What you should do: Your task is to repeat the lines below exactly, excluding any pictures they contain.

Provided data:

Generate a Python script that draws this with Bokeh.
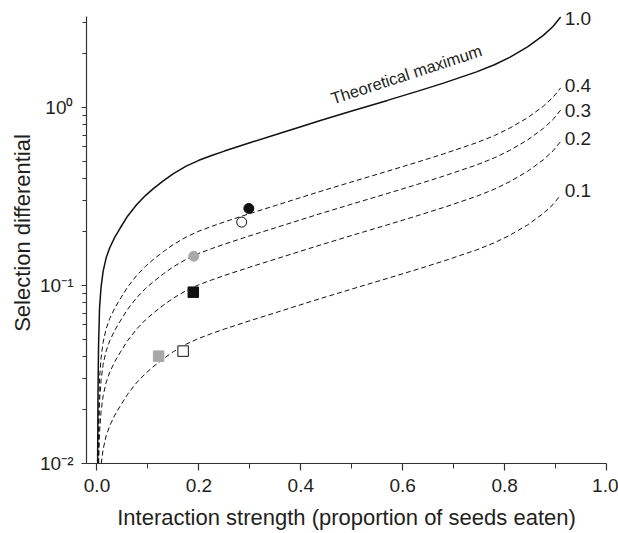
from bokeh.plotting import figure
from bokeh.models import Range1d, FixedTicker, NumeralTickFormatter, Label
from bokeh.embed import file_html
from bokeh.resources import INLINE

# Theoretical maximum curve
max_x = [0.0012, 0.002, 0.003, 0.005, 0.008, 0.012, 0.018, 0.025, 0.035, 0.045, 0.06, 0.078,
         0.095, 0.11, 0.13, 0.15, 0.175, 0.20, 0.225, 0.25, 0.30, 0.35, 0.40, 0.44, 0.50, 0.57,
         0.63, 0.68, 0.745, 0.78, 0.81, 0.845, 0.876, 0.895, 0.91]
max_y = [0.010, 0.025, 0.045, 0.075, 0.098, 0.120, 0.143, 0.163, 0.187, 0.209, 0.245, 0.285,
         0.320, 0.349, 0.387, 0.425, 0.468, 0.505, 0.537, 0.569, 0.634, 0.703, 0.780, 0.847, 0.955, 1.096,
         1.236, 1.371, 1.585, 1.738, 1.914, 2.188, 2.541, 2.851, 3.221]

# Dashed curves (0.4, 0.3, 0.2, 0.1 of the maximum)
f04_x = max_x[1:]
f04_y = [0.010, 0.018, 0.030, 0.0392, 0.048, 0.0572, 0.0652, 0.0748, 0.0836, 0.098, 0.114,
         0.128, 0.1396, 0.1548, 0.170, 0.1872, 0.202, 0.2148, 0.2276, 0.2536, 0.2812, 0.312, 0.3388, 0.382, 0.4384,
         0.4944, 0.5484, 0.634, 0.6952, 0.7656, 0.8752, 1.0164, 1.1404, 1.2884]
f03_x = [0.0025] + max_x[2:]
f03_y = [0.010, 0.0135, 0.0225, 0.0294, 0.036, 0.0429, 0.0489, 0.0561, 0.0627, 0.0735, 0.0855,
         0.096, 0.1047, 0.1161, 0.1275, 0.1404, 0.1515, 0.1611, 0.1707, 0.1902, 0.2109, 0.234, 0.2541, 0.2865, 0.3288,
         0.3708, 0.4113, 0.4755, 0.5214, 0.5742, 0.6564, 0.7623, 0.8553, 0.9663]
f02_x = [0.0033] + max_x[3:]
f02_y = [0.010, 0.015, 0.0196, 0.024, 0.0286, 0.0326, 0.0374, 0.0418, 0.049, 0.057,
         0.064, 0.0698, 0.0774, 0.085, 0.0936, 0.101, 0.1074, 0.1138, 0.1268, 0.1406, 0.156, 0.1694, 0.191, 0.2192,
         0.2472, 0.2742, 0.317, 0.3476, 0.3828, 0.4376, 0.5082, 0.5702, 0.6442]
f01_x = [0.0083] + max_x[5:]
f01_y = [0.010, 0.0120, 0.0143, 0.0163, 0.0187, 0.0209, 0.0245, 0.0285,
         0.032, 0.0349, 0.0387, 0.0425, 0.0468, 0.0505, 0.0537, 0.0569, 0.0634, 0.0703, 0.078, 0.0847, 0.0955, 0.1096,
         0.1236, 0.1371, 0.1585, 0.1738, 0.1914, 0.2188, 0.2541, 0.2851, 0.3221]

curve_labels = ["1.0", "0.4", "0.3", "0.2", "0.1"]
curve_label_y = [3.17, 1.33, 0.962, 0.667, 0.342]

# Observed points
pt_x = [0.298, 0.284, 0.190, 0.189, 0.169, 0.121]
pt_y = [0.271, 0.227, 0.146, 0.0917, 0.0428, 0.0401]

x_ticks = [0.0, 0.2, 0.4, 0.6, 0.8, 1.0]
x_minor = [0.1, 0.3, 0.5, 0.7, 0.9]
y_ticks = [0.01, 0.1, 1.0]
y_minor = [0.02, 0.03, 0.04, 0.05, 0.06, 0.07, 0.08, 0.09,
           0.2, 0.3, 0.4, 0.5, 0.6, 0.7, 0.8, 0.9, 2, 3]
y_tick_labels = ["10\u207b\u00b2", "10\u207b\u00b9", "10\u2070"]
y_axis_top = 3.24

FONT = "Liberation Sans"
TXT = "#231f20"

p = figure(frame_width=520, frame_height=461, x_range=Range1d(-0.0206, 1.0), y_range=Range1d(0.01, 3.889),
           y_axis_type="log", output_backend="svg", toolbar_location=None,
           min_border_left=86, min_border_top=2, min_border_right=12, min_border_bottom=70)
p.outline_line_color = None
p.grid.visible = False

p.line(max_x, max_y, line_color="#111111", line_width=1.5)
for xs, ys in [(f04_x, f04_y), (f03_x, f03_y), (f02_x, f02_y), (f01_x, f01_y)]:
    p.line(xs, ys, line_color="#111111", line_width=1.0, line_dash="5 3")

# markers
p.scatter([pt_x[0]], [pt_y[0]], marker="circle", size=10, fill_color="#111111", line_color="#111111")
p.scatter([pt_x[1]], [pt_y[1]], marker="circle", size=10, fill_color="white", line_color="#111111", line_width=1)
p.scatter([pt_x[2]], [pt_y[2]], marker="circle", size=10, fill_color="#a8a8a8", line_color="#a8a8a8")
p.scatter([pt_x[3]], [pt_y[3]], marker="square", size=10.5, fill_color="#111111", line_color="#111111")
p.scatter([pt_x[4]], [pt_y[4]], marker="square", size=10.5, fill_color="white", line_color="#111111", line_width=1)
p.scatter([pt_x[5]], [pt_y[5]], marker="square", size=10.5, fill_color="#a8a8a8", line_color="#a8a8a8")

for t, yv in zip(curve_labels, curve_label_y):
    p.add_layout(Label(x=0.918, y=yv, text=t, text_font=FONT, text_font_size="19px",
                       text_color=TXT, text_align="left", text_baseline="middle"))

p.add_layout(Label(x=0.46, y=1.12, text="Theoretical maximum", angle=0.315, text_font=FONT,
                   text_font_size="16.5px", text_color=TXT, text_align="left", text_baseline="alphabetic"))

# axes
p.xaxis.ticker = FixedTicker(ticks=x_ticks, minor_ticks=x_minor)
p.xaxis.formatter = NumeralTickFormatter(format="0.0")
p.yaxis.ticker = FixedTicker(ticks=y_ticks, minor_ticks=y_minor)
p.yaxis.major_label_overrides = {t: l for t, l in zip(y_ticks, y_tick_labels)}
p.yaxis.bounds = (y_ticks[0], y_axis_top)

for ax in (p.xaxis[0], p.yaxis[0]):
    ax.axis_line_color = "#333333"
    ax.axis_line_width = 1.2
    ax.major_tick_line_color = "#333333"
    ax.minor_tick_line_color = "#333333"
    ax.major_tick_line_width = 1.2
    ax.minor_tick_line_width = 1.0
    ax.major_tick_in = 0
    ax.minor_tick_in = 0
    ax.major_label_text_font = FONT
    ax.major_label_text_font_size = "19px"
    ax.major_label_text_color = TXT
    ax.axis_label_text_font = FONT
    ax.axis_label_text_font_size = "22px"
    ax.axis_label_text_font_style = "normal"
    ax.axis_label_text_color = TXT

p.xaxis.major_tick_out = 7
p.xaxis.minor_tick_out = 5
p.xaxis.major_label_standoff = 8
p.xaxis.axis_label = "Interaction strength (proportion of seeds eaten)"
p.xaxis.axis_label_standoff = 10

p.yaxis.major_tick_out = 5
p.yaxis.minor_tick_out = 4
p.yaxis.major_label_standoff = 8
p.yaxis.axis_label = "Selection differential"
p.yaxis.axis_label_standoff = 2

open("out.html", "w").write(file_html(p, INLINE))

Completed task:
Generate a Python script that draws this with Bokeh.
from bokeh.plotting import figure
from bokeh.models import Range1d, FixedTicker, NumeralTickFormatter, Label
from bokeh.embed import file_html
from bokeh.resources import INLINE

# Theoretical maximum curve
max_x = [0.0012, 0.002, 0.003, 0.005, 0.008, 0.012, 0.018, 0.025, 0.035, 0.045, 0.06, 0.078,
         0.095, 0.11, 0.13, 0.15, 0.175, 0.20, 0.225, 0.25, 0.30, 0.35, 0.40, 0.44, 0.50, 0.57,
         0.63, 0.68, 0.745, 0.78, 0.81, 0.845, 0.876, 0.895, 0.91]
max_y = [0.010, 0.025, 0.045, 0.075, 0.098, 0.120, 0.143, 0.163, 0.187, 0.209, 0.245, 0.285,
         0.320, 0.349, 0.387, 0.425, 0.468, 0.505, 0.537, 0.569, 0.634, 0.703, 0.780, 0.847, 0.955, 1.096,
         1.236, 1.371, 1.585, 1.738, 1.914, 2.188, 2.541, 2.851, 3.221]

# Dashed curves (0.4, 0.3, 0.2, 0.1 of the maximum)
f04_x = max_x[1:]
f04_y = [0.010, 0.018, 0.030, 0.0392, 0.048, 0.0572, 0.0652, 0.0748, 0.0836, 0.098, 0.114,
         0.128, 0.1396, 0.1548, 0.170, 0.1872, 0.202, 0.2148, 0.2276, 0.2536, 0.2812, 0.312, 0.3388, 0.382, 0.4384,
         0.4944, 0.5484, 0.634, 0.6952, 0.7656, 0.8752, 1.0164, 1.1404, 1.2884]
f03_x = [0.0025] + max_x[2:]
f03_y = [0.010, 0.0135, 0.0225, 0.0294, 0.036, 0.0429, 0.0489, 0.0561, 0.0627, 0.0735, 0.0855,
         0.096, 0.1047, 0.1161, 0.1275, 0.1404, 0.1515, 0.1611, 0.1707, 0.1902, 0.2109, 0.234, 0.2541, 0.2865, 0.3288,
         0.3708, 0.4113, 0.4755, 0.5214, 0.5742, 0.6564, 0.7623, 0.8553, 0.9663]
f02_x = [0.0033] + max_x[3:]
f02_y = [0.010, 0.015, 0.0196, 0.024, 0.0286, 0.0326, 0.0374, 0.0418, 0.049, 0.057,
         0.064, 0.0698, 0.0774, 0.085, 0.0936, 0.101, 0.1074, 0.1138, 0.1268, 0.1406, 0.156, 0.1694, 0.191, 0.2192,
         0.2472, 0.2742, 0.317, 0.3476, 0.3828, 0.4376, 0.5082, 0.5702, 0.6442]
f01_x = [0.0083] + max_x[5:]
f01_y = [0.010, 0.0120, 0.0143, 0.0163, 0.0187, 0.0209, 0.0245, 0.0285,
         0.032, 0.0349, 0.0387, 0.0425, 0.0468, 0.0505, 0.0537, 0.0569, 0.0634, 0.0703, 0.078, 0.0847, 0.0955, 0.1096,
         0.1236, 0.1371, 0.1585, 0.1738, 0.1914, 0.2188, 0.2541, 0.2851, 0.3221]

curve_labels = ["1.0", "0.4", "0.3", "0.2", "0.1"]
curve_label_y = [3.17, 1.33, 0.962, 0.667, 0.342]

# Observed points
pt_x = [0.298, 0.284, 0.190, 0.189, 0.169, 0.121]
pt_y = [0.271, 0.227, 0.146, 0.0917, 0.0428, 0.0401]

x_ticks = [0.0, 0.2, 0.4, 0.6, 0.8, 1.0]
x_minor = [0.1, 0.3, 0.5, 0.7, 0.9]
y_ticks = [0.01, 0.1, 1.0]
y_minor = [0.02, 0.03, 0.04, 0.05, 0.06, 0.07, 0.08, 0.09,
           0.2, 0.3, 0.4, 0.5, 0.6, 0.7, 0.8, 0.9, 2, 3]
y_tick_labels = ["10\u207b\u00b2", "10\u207b\u00b9", "10\u2070"]
y_axis_top = 3.24

FONT = "Liberation Sans"
TXT = "#231f20"

p = figure(frame_width=520, frame_height=461, x_range=Range1d(-0.0206, 1.0), y_range=Range1d(0.01, 3.889),
           y_axis_type="log", output_backend="svg", toolbar_location=None,
           min_border_left=86, min_border_top=2, min_border_right=12, min_border_bottom=70)
p.outline_line_color = None
p.grid.visible = False

p.line(max_x, max_y, line_color="#111111", line_width=1.5)
for xs, ys in [(f04_x, f04_y), (f03_x, f03_y), (f02_x, f02_y), (f01_x, f01_y)]:
    p.line(xs, ys, line_color="#111111", line_width=1.0, line_dash="5 3")

# markers
p.scatter([pt_x[0]], [pt_y[0]], marker="circle", size=10, fill_color="#111111", line_color="#111111")
p.scatter([pt_x[1]], [pt_y[1]], marker="circle", size=10, fill_color="white", line_color="#111111", line_width=1)
p.scatter([pt_x[2]], [pt_y[2]], marker="circle", size=10, fill_color="#a8a8a8", line_color="#a8a8a8")
p.scatter([pt_x[3]], [pt_y[3]], marker="square", size=10.5, fill_color="#111111", line_color="#111111")
p.scatter([pt_x[4]], [pt_y[4]], marker="square", size=10.5, fill_color="white", line_color="#111111", line_width=1)
p.scatter([pt_x[5]], [pt_y[5]], marker="square", size=10.5, fill_color="#a8a8a8", line_color="#a8a8a8")

for t, yv in zip(curve_labels, curve_label_y):
    p.add_layout(Label(x=0.918, y=yv, text=t, text_font=FONT, text_font_size="19px",
                       text_color=TXT, text_align="left", text_baseline="middle"))

p.add_layout(Label(x=0.46, y=1.12, text="Theoretical maximum", angle=0.315, text_font=FONT,
                   text_font_size="16.5px", text_color=TXT, text_align="left", text_baseline="alphabetic"))

# axes
p.xaxis.ticker = FixedTicker(ticks=x_ticks, minor_ticks=x_minor)
p.xaxis.formatter = NumeralTickFormatter(format="0.0")
p.yaxis.ticker = FixedTicker(ticks=y_ticks, minor_ticks=y_minor)
p.yaxis.major_label_overrides = {t: l for t, l in zip(y_ticks, y_tick_labels)}
p.yaxis.bounds = (y_ticks[0], y_axis_top)

for ax in (p.xaxis[0], p.yaxis[0]):
    ax.axis_line_color = "#333333"
    ax.axis_line_width = 1.2
    ax.major_tick_line_color = "#333333"
    ax.minor_tick_line_color = "#333333"
    ax.major_tick_line_width = 1.2
    ax.minor_tick_line_width = 1.0
    ax.major_tick_in = 0
    ax.minor_tick_in = 0
    ax.major_label_text_font = FONT
    ax.major_label_text_font_size = "19px"
    ax.major_label_text_color = TXT
    ax.axis_label_text_font = FONT
    ax.axis_label_text_font_size = "22px"
    ax.axis_label_text_font_style = "normal"
    ax.axis_label_text_color = TXT

p.xaxis.major_tick_out = 7
p.xaxis.minor_tick_out = 5
p.xaxis.major_label_standoff = 8
p.xaxis.axis_label = "Interaction strength (proportion of seeds eaten)"
p.xaxis.axis_label_standoff = 10

p.yaxis.major_tick_out = 5
p.yaxis.minor_tick_out = 4
p.yaxis.major_label_standoff = 8
p.yaxis.axis_label = "Selection differential"
p.yaxis.axis_label_standoff = 2

open("out.html", "w").write(file_html(p, INLINE))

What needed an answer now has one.